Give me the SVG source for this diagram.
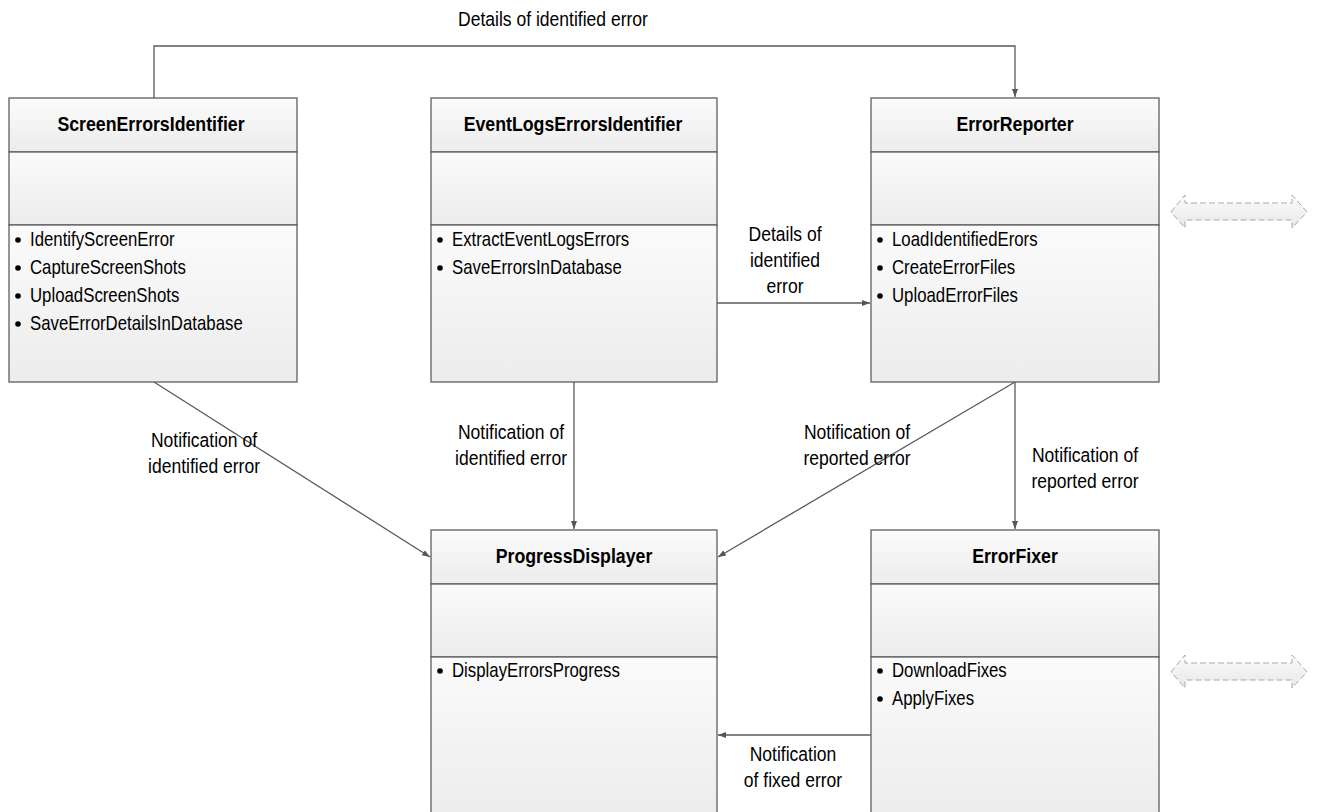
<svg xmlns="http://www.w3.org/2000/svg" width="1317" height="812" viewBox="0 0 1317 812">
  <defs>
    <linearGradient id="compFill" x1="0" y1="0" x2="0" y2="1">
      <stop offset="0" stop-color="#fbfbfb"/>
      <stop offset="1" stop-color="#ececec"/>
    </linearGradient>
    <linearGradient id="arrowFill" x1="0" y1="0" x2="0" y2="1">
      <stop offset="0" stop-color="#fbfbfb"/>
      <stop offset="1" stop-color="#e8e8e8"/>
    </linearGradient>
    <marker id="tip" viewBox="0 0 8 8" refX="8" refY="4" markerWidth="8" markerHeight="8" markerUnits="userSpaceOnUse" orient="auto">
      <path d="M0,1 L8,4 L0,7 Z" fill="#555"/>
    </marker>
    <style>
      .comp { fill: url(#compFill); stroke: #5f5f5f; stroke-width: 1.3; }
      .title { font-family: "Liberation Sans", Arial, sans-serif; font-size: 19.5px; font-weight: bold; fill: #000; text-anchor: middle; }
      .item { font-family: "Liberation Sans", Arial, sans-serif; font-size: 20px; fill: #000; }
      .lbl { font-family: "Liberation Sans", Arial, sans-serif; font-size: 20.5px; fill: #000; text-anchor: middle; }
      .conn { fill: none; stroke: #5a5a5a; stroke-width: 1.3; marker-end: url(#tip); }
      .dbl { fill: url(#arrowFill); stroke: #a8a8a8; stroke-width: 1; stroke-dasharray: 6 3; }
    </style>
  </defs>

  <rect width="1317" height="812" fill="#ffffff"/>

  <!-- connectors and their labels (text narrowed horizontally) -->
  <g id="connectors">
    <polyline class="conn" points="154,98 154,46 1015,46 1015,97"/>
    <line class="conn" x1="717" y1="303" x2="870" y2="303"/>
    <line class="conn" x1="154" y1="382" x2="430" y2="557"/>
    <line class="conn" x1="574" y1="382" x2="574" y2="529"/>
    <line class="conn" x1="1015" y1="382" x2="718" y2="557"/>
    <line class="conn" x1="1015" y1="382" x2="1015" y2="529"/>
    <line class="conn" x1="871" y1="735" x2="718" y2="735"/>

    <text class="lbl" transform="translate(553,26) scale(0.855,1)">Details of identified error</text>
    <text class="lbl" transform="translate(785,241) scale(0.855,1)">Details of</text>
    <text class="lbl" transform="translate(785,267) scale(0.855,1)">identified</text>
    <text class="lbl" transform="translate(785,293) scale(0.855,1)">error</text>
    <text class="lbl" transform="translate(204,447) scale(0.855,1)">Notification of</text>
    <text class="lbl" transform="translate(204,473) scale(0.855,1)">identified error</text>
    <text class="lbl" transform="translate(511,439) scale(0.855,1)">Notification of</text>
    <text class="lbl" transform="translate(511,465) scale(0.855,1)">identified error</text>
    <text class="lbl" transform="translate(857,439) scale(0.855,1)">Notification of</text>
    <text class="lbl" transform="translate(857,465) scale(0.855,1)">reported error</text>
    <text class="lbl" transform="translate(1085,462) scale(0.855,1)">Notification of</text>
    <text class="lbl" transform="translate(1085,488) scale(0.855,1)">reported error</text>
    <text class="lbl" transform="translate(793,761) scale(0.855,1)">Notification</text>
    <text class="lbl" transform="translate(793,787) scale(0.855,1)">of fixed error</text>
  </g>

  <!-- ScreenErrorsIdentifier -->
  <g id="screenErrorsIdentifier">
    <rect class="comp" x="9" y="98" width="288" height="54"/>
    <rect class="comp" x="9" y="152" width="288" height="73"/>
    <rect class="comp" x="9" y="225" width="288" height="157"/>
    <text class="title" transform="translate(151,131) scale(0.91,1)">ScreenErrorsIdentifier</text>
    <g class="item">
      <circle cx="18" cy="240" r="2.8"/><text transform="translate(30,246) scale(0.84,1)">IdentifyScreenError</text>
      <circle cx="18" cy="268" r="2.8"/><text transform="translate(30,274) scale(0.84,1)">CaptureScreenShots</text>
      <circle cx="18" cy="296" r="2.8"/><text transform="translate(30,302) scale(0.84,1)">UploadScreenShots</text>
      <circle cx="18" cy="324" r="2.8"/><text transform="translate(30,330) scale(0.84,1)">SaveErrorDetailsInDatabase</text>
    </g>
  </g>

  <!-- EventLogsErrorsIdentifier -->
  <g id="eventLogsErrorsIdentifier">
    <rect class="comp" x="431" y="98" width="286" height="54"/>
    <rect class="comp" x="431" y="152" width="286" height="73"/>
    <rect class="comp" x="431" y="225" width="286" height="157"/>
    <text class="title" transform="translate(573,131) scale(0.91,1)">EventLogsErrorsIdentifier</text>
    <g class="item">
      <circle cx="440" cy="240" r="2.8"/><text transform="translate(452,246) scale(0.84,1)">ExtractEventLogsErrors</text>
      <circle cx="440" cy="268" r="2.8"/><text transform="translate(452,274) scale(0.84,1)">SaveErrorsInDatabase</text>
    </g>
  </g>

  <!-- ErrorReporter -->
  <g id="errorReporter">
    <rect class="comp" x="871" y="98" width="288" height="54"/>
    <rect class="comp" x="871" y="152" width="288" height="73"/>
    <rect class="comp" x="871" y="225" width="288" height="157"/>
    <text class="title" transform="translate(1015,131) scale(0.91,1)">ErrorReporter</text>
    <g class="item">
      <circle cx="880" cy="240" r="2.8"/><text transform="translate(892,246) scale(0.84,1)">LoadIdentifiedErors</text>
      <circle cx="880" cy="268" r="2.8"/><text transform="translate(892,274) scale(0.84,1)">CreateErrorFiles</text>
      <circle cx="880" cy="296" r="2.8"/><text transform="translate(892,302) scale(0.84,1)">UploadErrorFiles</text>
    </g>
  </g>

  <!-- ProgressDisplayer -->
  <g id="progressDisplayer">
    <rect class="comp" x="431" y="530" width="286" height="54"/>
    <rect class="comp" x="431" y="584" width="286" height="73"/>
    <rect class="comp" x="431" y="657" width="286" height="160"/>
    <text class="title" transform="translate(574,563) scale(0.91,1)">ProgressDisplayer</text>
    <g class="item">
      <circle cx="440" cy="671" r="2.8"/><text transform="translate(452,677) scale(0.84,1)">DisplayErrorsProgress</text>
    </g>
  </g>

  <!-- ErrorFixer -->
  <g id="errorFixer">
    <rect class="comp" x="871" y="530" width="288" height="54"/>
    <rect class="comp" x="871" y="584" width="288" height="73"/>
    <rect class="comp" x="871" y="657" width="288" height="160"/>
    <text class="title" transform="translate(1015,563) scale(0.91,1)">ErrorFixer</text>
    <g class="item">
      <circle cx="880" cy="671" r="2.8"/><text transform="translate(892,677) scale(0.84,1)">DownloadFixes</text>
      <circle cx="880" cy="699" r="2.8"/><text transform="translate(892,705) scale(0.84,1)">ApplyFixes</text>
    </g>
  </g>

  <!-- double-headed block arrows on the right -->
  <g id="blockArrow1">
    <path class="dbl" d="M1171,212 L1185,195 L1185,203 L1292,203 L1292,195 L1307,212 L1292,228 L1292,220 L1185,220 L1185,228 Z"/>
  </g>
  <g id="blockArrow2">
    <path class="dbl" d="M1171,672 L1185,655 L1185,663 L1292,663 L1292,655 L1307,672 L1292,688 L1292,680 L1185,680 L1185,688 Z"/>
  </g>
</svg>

━━━━━━━━━━━━━━━━━━━━━━━━━━━━━━

**Stated task**
Except for the pictures, give all the material above again verbatim.

**Solution to the exercise**
Give me the SVG source for this diagram.
<svg xmlns="http://www.w3.org/2000/svg" width="1317" height="812" viewBox="0 0 1317 812">
  <defs>
    <linearGradient id="compFill" x1="0" y1="0" x2="0" y2="1">
      <stop offset="0" stop-color="#fbfbfb"/>
      <stop offset="1" stop-color="#ececec"/>
    </linearGradient>
    <linearGradient id="arrowFill" x1="0" y1="0" x2="0" y2="1">
      <stop offset="0" stop-color="#fbfbfb"/>
      <stop offset="1" stop-color="#e8e8e8"/>
    </linearGradient>
    <marker id="tip" viewBox="0 0 8 8" refX="8" refY="4" markerWidth="8" markerHeight="8" markerUnits="userSpaceOnUse" orient="auto">
      <path d="M0,1 L8,4 L0,7 Z" fill="#555"/>
    </marker>
    <style>
      .comp { fill: url(#compFill); stroke: #5f5f5f; stroke-width: 1.3; }
      .title { font-family: "Liberation Sans", Arial, sans-serif; font-size: 19.5px; font-weight: bold; fill: #000; text-anchor: middle; }
      .item { font-family: "Liberation Sans", Arial, sans-serif; font-size: 20px; fill: #000; }
      .lbl { font-family: "Liberation Sans", Arial, sans-serif; font-size: 20.5px; fill: #000; text-anchor: middle; }
      .conn { fill: none; stroke: #5a5a5a; stroke-width: 1.3; marker-end: url(#tip); }
      .dbl { fill: url(#arrowFill); stroke: #a8a8a8; stroke-width: 1; stroke-dasharray: 6 3; }
    </style>
  </defs>

  <rect width="1317" height="812" fill="#ffffff"/>

  <!-- connectors and their labels (text narrowed horizontally) -->
  <g id="connectors">
    <polyline class="conn" points="154,98 154,46 1015,46 1015,97"/>
    <line class="conn" x1="717" y1="303" x2="870" y2="303"/>
    <line class="conn" x1="154" y1="382" x2="430" y2="557"/>
    <line class="conn" x1="574" y1="382" x2="574" y2="529"/>
    <line class="conn" x1="1015" y1="382" x2="718" y2="557"/>
    <line class="conn" x1="1015" y1="382" x2="1015" y2="529"/>
    <line class="conn" x1="871" y1="735" x2="718" y2="735"/>

    <text class="lbl" transform="translate(553,26) scale(0.855,1)">Details of identified error</text>
    <text class="lbl" transform="translate(785,241) scale(0.855,1)">Details of</text>
    <text class="lbl" transform="translate(785,267) scale(0.855,1)">identified</text>
    <text class="lbl" transform="translate(785,293) scale(0.855,1)">error</text>
    <text class="lbl" transform="translate(204,447) scale(0.855,1)">Notification of</text>
    <text class="lbl" transform="translate(204,473) scale(0.855,1)">identified error</text>
    <text class="lbl" transform="translate(511,439) scale(0.855,1)">Notification of</text>
    <text class="lbl" transform="translate(511,465) scale(0.855,1)">identified error</text>
    <text class="lbl" transform="translate(857,439) scale(0.855,1)">Notification of</text>
    <text class="lbl" transform="translate(857,465) scale(0.855,1)">reported error</text>
    <text class="lbl" transform="translate(1085,462) scale(0.855,1)">Notification of</text>
    <text class="lbl" transform="translate(1085,488) scale(0.855,1)">reported error</text>
    <text class="lbl" transform="translate(793,761) scale(0.855,1)">Notification</text>
    <text class="lbl" transform="translate(793,787) scale(0.855,1)">of fixed error</text>
  </g>

  <!-- ScreenErrorsIdentifier -->
  <g id="screenErrorsIdentifier">
    <rect class="comp" x="9" y="98" width="288" height="54"/>
    <rect class="comp" x="9" y="152" width="288" height="73"/>
    <rect class="comp" x="9" y="225" width="288" height="157"/>
    <text class="title" transform="translate(151,131) scale(0.91,1)">ScreenErrorsIdentifier</text>
    <g class="item">
      <circle cx="18" cy="240" r="2.8"/><text transform="translate(30,246) scale(0.84,1)">IdentifyScreenError</text>
      <circle cx="18" cy="268" r="2.8"/><text transform="translate(30,274) scale(0.84,1)">CaptureScreenShots</text>
      <circle cx="18" cy="296" r="2.8"/><text transform="translate(30,302) scale(0.84,1)">UploadScreenShots</text>
      <circle cx="18" cy="324" r="2.8"/><text transform="translate(30,330) scale(0.84,1)">SaveErrorDetailsInDatabase</text>
    </g>
  </g>

  <!-- EventLogsErrorsIdentifier -->
  <g id="eventLogsErrorsIdentifier">
    <rect class="comp" x="431" y="98" width="286" height="54"/>
    <rect class="comp" x="431" y="152" width="286" height="73"/>
    <rect class="comp" x="431" y="225" width="286" height="157"/>
    <text class="title" transform="translate(573,131) scale(0.91,1)">EventLogsErrorsIdentifier</text>
    <g class="item">
      <circle cx="440" cy="240" r="2.8"/><text transform="translate(452,246) scale(0.84,1)">ExtractEventLogsErrors</text>
      <circle cx="440" cy="268" r="2.8"/><text transform="translate(452,274) scale(0.84,1)">SaveErrorsInDatabase</text>
    </g>
  </g>

  <!-- ErrorReporter -->
  <g id="errorReporter">
    <rect class="comp" x="871" y="98" width="288" height="54"/>
    <rect class="comp" x="871" y="152" width="288" height="73"/>
    <rect class="comp" x="871" y="225" width="288" height="157"/>
    <text class="title" transform="translate(1015,131) scale(0.91,1)">ErrorReporter</text>
    <g class="item">
      <circle cx="880" cy="240" r="2.8"/><text transform="translate(892,246) scale(0.84,1)">LoadIdentifiedErors</text>
      <circle cx="880" cy="268" r="2.8"/><text transform="translate(892,274) scale(0.84,1)">CreateErrorFiles</text>
      <circle cx="880" cy="296" r="2.8"/><text transform="translate(892,302) scale(0.84,1)">UploadErrorFiles</text>
    </g>
  </g>

  <!-- ProgressDisplayer -->
  <g id="progressDisplayer">
    <rect class="comp" x="431" y="530" width="286" height="54"/>
    <rect class="comp" x="431" y="584" width="286" height="73"/>
    <rect class="comp" x="431" y="657" width="286" height="160"/>
    <text class="title" transform="translate(574,563) scale(0.91,1)">ProgressDisplayer</text>
    <g class="item">
      <circle cx="440" cy="671" r="2.8"/><text transform="translate(452,677) scale(0.84,1)">DisplayErrorsProgress</text>
    </g>
  </g>

  <!-- ErrorFixer -->
  <g id="errorFixer">
    <rect class="comp" x="871" y="530" width="288" height="54"/>
    <rect class="comp" x="871" y="584" width="288" height="73"/>
    <rect class="comp" x="871" y="657" width="288" height="160"/>
    <text class="title" transform="translate(1015,563) scale(0.91,1)">ErrorFixer</text>
    <g class="item">
      <circle cx="880" cy="671" r="2.8"/><text transform="translate(892,677) scale(0.84,1)">DownloadFixes</text>
      <circle cx="880" cy="699" r="2.8"/><text transform="translate(892,705) scale(0.84,1)">ApplyFixes</text>
    </g>
  </g>

  <!-- double-headed block arrows on the right -->
  <g id="blockArrow1">
    <path class="dbl" d="M1171,212 L1185,195 L1185,203 L1292,203 L1292,195 L1307,212 L1292,228 L1292,220 L1185,220 L1185,228 Z"/>
  </g>
  <g id="blockArrow2">
    <path class="dbl" d="M1171,672 L1185,655 L1185,663 L1292,663 L1292,655 L1307,672 L1292,688 L1292,680 L1185,680 L1185,688 Z"/>
  </g>
</svg>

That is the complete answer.